Alua Balkibekova

Personal information
- Nationality: Kazakhstani
- Born: 24 February 1996 (age 30)
- Height: 165 cm (5 ft 5 in)

Boxing career

Medal record
Women's amateur boxing
Representing Kazakhstan
World Championships
| Gold medal – first place | 2025 Liverpool | 51 kg |
IBA World Championships
| Gold medal – first place | 2025 Niš | Light flyweight |
| Silver medal – second place | 2022 Istanbul | Minimumweight |
| Bronze medal – third place | 2023 New Delhi | Minimumweight |
Asian Championships
| Gold medal – first place | 2021 Dubai | Light flyweight |
| Gold medal – first place | 2022 Amman | Minimumweight |
Youth World Championships
| Bronze medal – third place | 2014 Sofia | Women's flyweight |

= Alua Balkibekova =

Kazakh boxer (born 1996)

Alua Balkibekova (born 24 November 1996) is a Kazakhstani boxer. She participated at the 2014 AIBA Youth World Boxing Championships, being awarded the bronze medal in the women's flyweight event.
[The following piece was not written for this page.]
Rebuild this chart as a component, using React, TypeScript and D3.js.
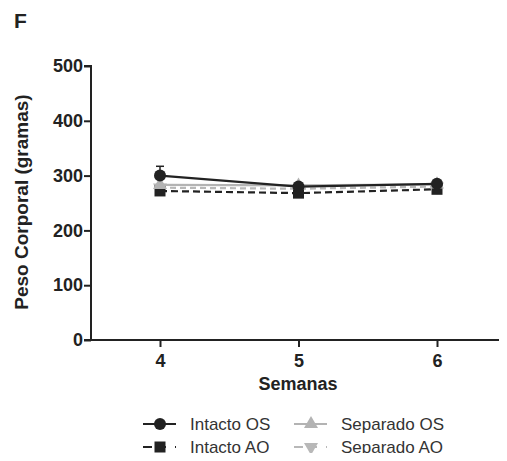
import {useRef, useEffect} from "react";
import * as d3 from "d3";

const weeks = [4, 5, 6];
const intactoOS = [300, 280, 285];
const intactoOSErr = [17, 4, 4];
const intactoAO = [272, 268, 275];
const separadoOS = [283, 282, 284];
const separadoAO = [278, 276, 280];
const yTicks = [0, 100, 200, 300, 400, 500];

type Series = { name: string; values: number[]; err?: number[]; color: string; dash: string | null; shape: string };

const series: Series[] = [
  { name: "Separado AO", values: separadoAO, color: "#b8b8b8", dash: "6,4", shape: "tridown" },
  { name: "Intacto AO", values: intactoAO, color: "#222", dash: "7,4", shape: "square" },
  { name: "Separado OS", values: separadoOS, color: "#b3b3b3", dash: null, shape: "triangle" },
  { name: "Intacto OS", values: intactoOS, err: intactoOSErr, color: "#222", dash: null, shape: "circle" },
];

const FONT = "'Liberation Sans', Arial, sans-serif";

function drawMarker(g: any, shape: string, cx: number, cy: number, color: string) {
  if (shape === "circle") {
    g.append("circle").attr("cx", cx).attr("cy", cy).attr("r", 6).attr("fill", color);
  } else if (shape === "square") {
    g.append("rect").attr("x", cx - 5.5).attr("y", cy - 5.5).attr("width", 11).attr("height", 11).attr("fill", color);
  } else {
    const sym = d3.symbol().type(d3.symbolTriangle).size(85);
    g.append("path").attr("d", sym() as string)
      .attr("transform", `translate(${cx},${cy})${shape === "tridown" ? " rotate(180)" : ""}`)
      .attr("fill", color);
  }
}

export default function App() {
  const refEl = useRef<HTMLDivElement | null>(null);

  useEffect(() => {
    if (!refEl.current) return;
    const container = refEl.current;
    container.innerHTML = "";

    const W = 507, H = 461;
    const svg = d3.select(container).append("svg")
      .attr("width", W).attr("height", H)
      .style("display", "block")
      .style("font-family", FONT);

    const x = d3.scaleLinear().domain([4, 6]).range([160, 437]);
    const y = d3.scaleLinear().domain([0, 500]).range([340, 66]);

    svg.append("text").attr("x", 14).attr("y", 28).text("F")
      .attr("font-size", "21px").attr("font-weight", "bold").attr("fill", "#222");

    // y axis
    const yAxis = d3.axisLeft(y).tickValues(yTicks).tickSize(7).tickPadding(1).tickFormat(d3.format("d") as any);
    const gy = svg.append("g").attr("transform", "translate(91,0)").call(yAxis);
    gy.select(".domain").attr("stroke", "#222").attr("stroke-width", 2).attr("d", "M-7,66H0V340");
    gy.selectAll(".tick line").attr("stroke", "#222").attr("stroke-width", 2);
    gy.selectAll(".tick text").attr("font-size", "18px").attr("font-weight", "bold").attr("fill", "#222")
      .attr("font-family", FONT);

    // x axis
    const xAxis = d3.axisBottom(x).tickValues(weeks).tickSize(7).tickPadding(7).tickFormat(d3.format("d") as any);
    const gx = svg.append("g").attr("transform", "translate(0,340)").call(xAxis);
    gx.select(".domain").attr("stroke", "#222").attr("stroke-width", 2).attr("d", "M84,0H507");
    gx.selectAll(".tick line").attr("stroke", "#222").attr("stroke-width", 2);
    gx.selectAll(".tick text").attr("font-size", "18px").attr("font-weight", "bold").attr("fill", "#222")
      .attr("font-family", FONT);

    svg.append("text").attr("x", 298).attr("y", 390).attr("text-anchor", "middle")
      .text("Semanas").attr("font-size", "18px").attr("font-weight", "bold").attr("fill", "#222");
    svg.append("text").attr("transform", "translate(28,202) rotate(-90)").attr("text-anchor", "middle")
      .text("Peso Corporal (gramas)").attr("font-size", "19px").attr("font-weight", "bold").attr("fill", "#222");

    // series
    const plot = svg.append("g");
    series.forEach(s => {
      const line = d3.line<number>().x((_, i) => x(weeks[i])).y(d => y(d));
      plot.append("path").datum(s.values).attr("fill", "none").attr("stroke", s.color)
        .attr("stroke-width", 2.2).attr("stroke-dasharray", s.dash).attr("d", line as any);
      if (s.err) {
        s.values.forEach((v, i) => {
          const cx = x(weeks[i]);
          plot.append("line").attr("x1", cx).attr("x2", cx).attr("y1", y(v)).attr("y2", y(v + s.err![i]))
            .attr("stroke", s.color).attr("stroke-width", 1.5);
          plot.append("line").attr("x1", cx - 4).attr("x2", cx + 4).attr("y1", y(v + s.err![i])).attr("y2", y(v + s.err![i]))
            .attr("stroke", s.color).attr("stroke-width", 1.5);
        });
      }
      s.values.forEach((v, i) => drawMarker(plot, s.shape, x(weeks[i]), y(v), s.color));
    });

    // legend
    const legendItems = [
      { s: series[3], lx: 143, ly: 424 },
      { s: series[2], lx: 294, ly: 424 },
      { s: series[1], lx: 143, ly: 447 },
      { s: series[0], lx: 294, ly: 447 },
    ];
    const lg = svg.append("g");
    legendItems.forEach(({ s, lx, ly }) => {
      lg.append("line").attr("x1", lx).attr("x2", lx + 33).attr("y1", ly).attr("y2", ly)
        .attr("stroke", s.color).attr("stroke-width", 2.2).attr("stroke-dasharray", s.dash ? "9,4,3,4,3" : null);
      drawMarker(lg, s.shape, lx + 17, ly, s.color);
      lg.append("text").attr("x", lx + 47).attr("y", ly + 6).text(s.name)
        .attr("font-size", "17px").attr("fill", "#333");
    });

    return () => { svg.remove(); };
  }, []);

  return <div ref={refEl} style={{width: 507, height: 461, margin: -8}} />;
}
In the same year, Balkibekova participated at the 2014 Summer Youth Olympics in the boxing competition, winning no medal. She also participated at the 2019 AIBA Women's World Boxing Championships in the light flyweight event, winning no medal. Balkibekova then participated at the 2022 IBA Women's World Boxing Championships, being awarded the silver medal in the minimumweight event. In the final match, she was defeated by Ayşe Çağırır.